There he was... The branches swept up and down, like huge waves on an ocean- and Daddy saw me, and right away he came out into the wind and weather, and I felt so relieved because I just took it for granted that he would climb right up the tree to get me.
But that wasn't his plan at all.
He came to a spot right below me and lifted up his arms and shouted, "Jump."
"What?"
"Jump. I'll catch you."
JUMP? I had a crazy man for a father. He was standing six or seven miles beneath me, holding up two skinny arms and telling me to jump. If I jumped, he'd miss. I'd hit the ground and die...
But the wind and the rain slapped that cherry tree, bent it back, and cracked my limb at the trunk. I dropped a foot. My eyes flew open. Then the wood whined and splintered and sank, and so did I, in bloody terror.

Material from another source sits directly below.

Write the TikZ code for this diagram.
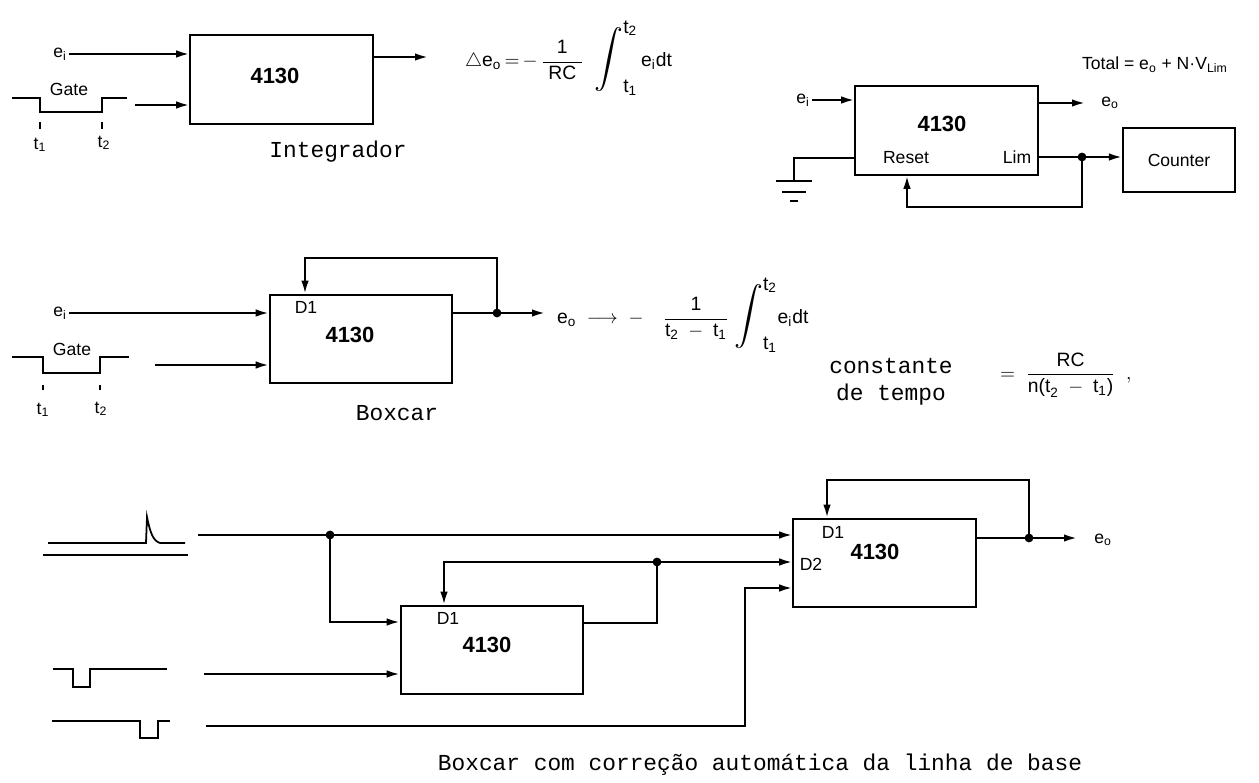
\documentclass[tikz,border=0pt]{standalone}
\usepackage{amsmath}
\usepackage{graphicx}
\usepackage{fontspec}
\setmainfont{Liberation Sans}
\newfontfamily\typew{Liberation Mono}
\usetikzlibrary{arrows.meta}

\newcommand{\tx}[1]{\text{#1}}
\newcommand{\lmt}[1]{\mbox{t\textsubscript{#1}}}
\newcommand{\bigint}{\scalebox{1.5}{$\displaystyle\int$}}

\begin{document}
\begin{tikzpicture}[x=0.02cm, y=-0.02cm,
    blk/.style={draw, line width=1.2pt, minimum width=3.65cm,
                minimum height=1.77cm, inner sep=0pt},
    wire/.style={line width=1.2pt},
    arr/.style={wire, -{Latex[length=2.6mm,width=1.5mm]}},
    sig/.style={line width=1pt},
    lbl/.style={font=\fontsize{10}{12}\selectfont, inner sep=1pt},
    fml/.style={font=\fontsize{11}{13}\selectfont, inner sep=1pt, anchor=west},
    num/.style={font=\fontsize{12.5}{14}\selectfont\bfseries, inner sep=1pt},
    twlbl/.style={font=\fontsize{13}{15.5}\selectfont\typew, inner sep=1pt},
    dot/.style={circle, fill, inner sep=0pt, minimum size=5pt},
]
    \useasboundingbox (0,0) rectangle (1259,783);

    % integrator
    \node[blk] (integ) at (281.5,79.5) {};
    \node[num] (integn) at (275,76) {4130};
    \node[lbl] (ei1) at (60,54) {e\textsubscript{i}};
    \draw[arr] (ei1.east) -- (ei1 -| integ.west);
    \draw[sig] (12,98) -- (40,98) -- (40,112) -- (102,112) -- (102,98) -- (127,98);
    \node[lbl] (gate1) at (69,89) {Gate};
    \draw[sig] (40,122) -- (40,129) (102,122) -- (102,129);
    \node[lbl] (t11) at (40,145) {t\textsubscript{1}};
    \node[lbl] (t21) at (104,143) {t\textsubscript{2}};
    \coordinate (gin1) at (135,105);
    \draw[arr] (gin1) -- (gin1 -| integ.west);
    \coordinate (out1) at (428,57);
    \draw[arr] (out1 -| integ.east) -- (out1);
    \node[fml] (dlt) at (463,58)
        {$\triangle\tx{e}_{\tx{o}}\,{=}\,{-}\,\dfrac{\tx{1}}{\;\tx{RC}\;}\;\;{\bigint}_{\lmt{1}}^{\lmt{2}}\,\tx{e}_{\tx{i}}\tx{dt}$};
    \node[twlbl] (intlbl) at (338,152) {Integrador};

    % integrator with reset and counter
    \node[blk] (reset) at (946.5,130.5) {};
    \node[num] (resetn) at (942,124) {4130};
    \node[lbl] (rst) at (906,158) {Reset};
    \node[lbl] (lim) at (1017,157) {Lim};
    \node[blk, minimum width=2.24cm, minimum height=1.28cm,
          font=\fontsize{10}{12}\selectfont] (cnt) at (1179,160) {Counter};
    \node[lbl] (ei2) at (803,100) {e\textsubscript{i}};
    \draw[arr] (ei2.east) -- (ei2 -| reset.west);
    \coordinate (gnd) at (794,181);
    \draw[wire] (gnd) |- (rst -| reset.west);
    \draw[wire] (776,181) -- (812,181) (782,192) -- (806,192) (790,201) -- (798,201);
    \coordinate (out2) at (1085,103);
    \draw[arr] (out2 -| reset.east) -- (out2);
    \node[lbl] (eo2) at (1110,103) {e\textsubscript{o}};
    \node[dot] (j2) at (1082,157) {};
    \draw[wire] (lim -| reset.east) -- (j2.center);
    \draw[arr] (j2.center) -- (j2 -| cnt.west);
    \draw[arr] (j2.center) |- (907,207) -- (907,0 |- reset.south);
    \node[lbl, anchor=west] (tot) at (1080,65)
        {Total = e\textsubscript{o} + N·V\textsubscript{Lim}};

    % boxcar
    \node[blk] (box) at (361,339) {};
    \node[num] (boxn) at (350,335) {4130};
    \node[lbl] (d1m) at (306,307) {D1};
    \node[lbl] (ei3) at (60,313) {e\textsubscript{i}};
    \draw[arr] (ei3.east) -- (ei3 -| box.west);
    \draw[sig] (12,357) -- (43,357) -- (43,373) -- (100,373) -- (100,357) -- (129,357);
    \node[lbl] (gate2) at (72,349) {Gate};
    \draw[sig] (43,385) -- (43,390) (100,385) -- (100,390);
    \node[lbl] (t12) at (43,410) {t\textsubscript{1}};
    \node[lbl] (t22) at (101,409) {t\textsubscript{2}};
    \coordinate (gin2) at (155,365);
    \draw[arr] (gin2) -- (gin2 -| box.west);
    \node[dot] (j3) at (497,313) {};
    \coordinate (out3) at (545,313);
    \draw[wire] (j3 -| box.east) -- (j3.center);
    \draw[arr] (j3.center) -- (out3);
    \draw[arr] (j3.center) |- (305,258) -- (305,0 |- box.north);
    \node[fml] (bxf) at (555,315)
        {$\tx{e}_{\tx{o}}\; \longrightarrow \;-\quad\dfrac{\tx{1}}{\tx{t}_{\tx{2}}\;-\;\tx{t}_{\tx{1}}}\;{\bigint}_{\lmt{1}}^{\lmt{2}}\tx{e}_{\tx{i}}\tx{dt}$};
    \node[twlbl] (bxlbl) at (397,413) {Boxcar};
    \node[twlbl, align=center] (ctt) at (891,382) {constante\\de tempo};
    \node[fml] (ctf) at (998,375)
        {$= \;\dfrac{\tx{RC}}{\tx{n(t}_{\tx{2}}\;-\;\tx{t}_{\tx{1}}\tx{)}}\;\;,$};

    % boxcar with baseline correction
    \node[blk] (bcB) at (492,650) {};
    \node[num] (bcBn) at (487,645) {4130};
    \node[lbl] (d1b) at (448,618) {D1};
    \node[blk] (bcA) at (884.5,563) {};
    \node[num] (bcAn) at (875,552) {4130};
    \node[lbl] (d1a) at (833,532) {D1};
    \node[lbl] (d2a) at (811,564) {D2};
    \draw[sig] (48,543) -- (146,543) -- (147,517)
        .. controls (150,532) and (153,541) .. (160,543) -- (185,543);
    \draw[sig] (43,555) -- (188,555);
    \draw[sig] (53,669) -- (73,669) -- (73,687) -- (90,687) -- (90,669) -- (167,669);
    \draw[sig] (52,721) -- (140,721) -- (140,738) -- (158,738) -- (158,721) -- (170,721);
    \coordinate (s1) at (198,535);
    \node[dot] (j4) at (330,535) {};
    \draw[wire] (s1) -- (j4.center);
    \draw[arr] (j4.center) -- (j4 -| bcA.west);
    \draw[arr] (j4.center) |- (bcB.west |- 0,622);
    \node[dot] (j5) at (657,562) {};
    \draw[wire] (bcB.east |- 0,623) -| (j5.center);
    \draw[arr] (j5.center) -- (j5 -| bcA.west);
    \draw[arr] (j5.center) -| (444,0 |- bcB.north);
    \coordinate (s2) at (204,674);
    \draw[arr] (s2) -- (s2 -| bcB.west);
    \coordinate (s3) at (206,726);
    \draw[arr] (s3) -| (745,588) -- (745,588 -| bcA.west);
    \node[dot] (j6) at (1029,538) {};
    \coordinate (out4) at (1077,538);
    \draw[wire] (j6 -| bcA.east) -- (j6.center);
    \draw[arr] (j6.center) -- (out4);
    \draw[arr] (j6.center) |- (827,480) -- (827,0 |- bcA.north);
    \node[lbl] (eo4) at (1103,540) {e\textsubscript{o}};
    \node[twlbl] (bclbl) at (760,765) {Boxcar com correção automática da linha de base};
\end{tikzpicture}
\end{document}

No, I did not jump. I let go. I surrendered.
I fell.
In a fast, eternal moment I despaired and plummeted. This, I thought, is what it is like to die--
But my father caught me...
Now, in such a storm the tree which was our stable world is shaken, and instinct makes us grab tighter: by our own strength we grip the habits that have helped in the past, repeating them, believing them. We'd rather trust what IS than what MIGHT BE: that is, our power, our reason and feeling and endurance... We spend a long time screaming NO!...
But always, God is present. God has always been present. And it is God who says, "Jump."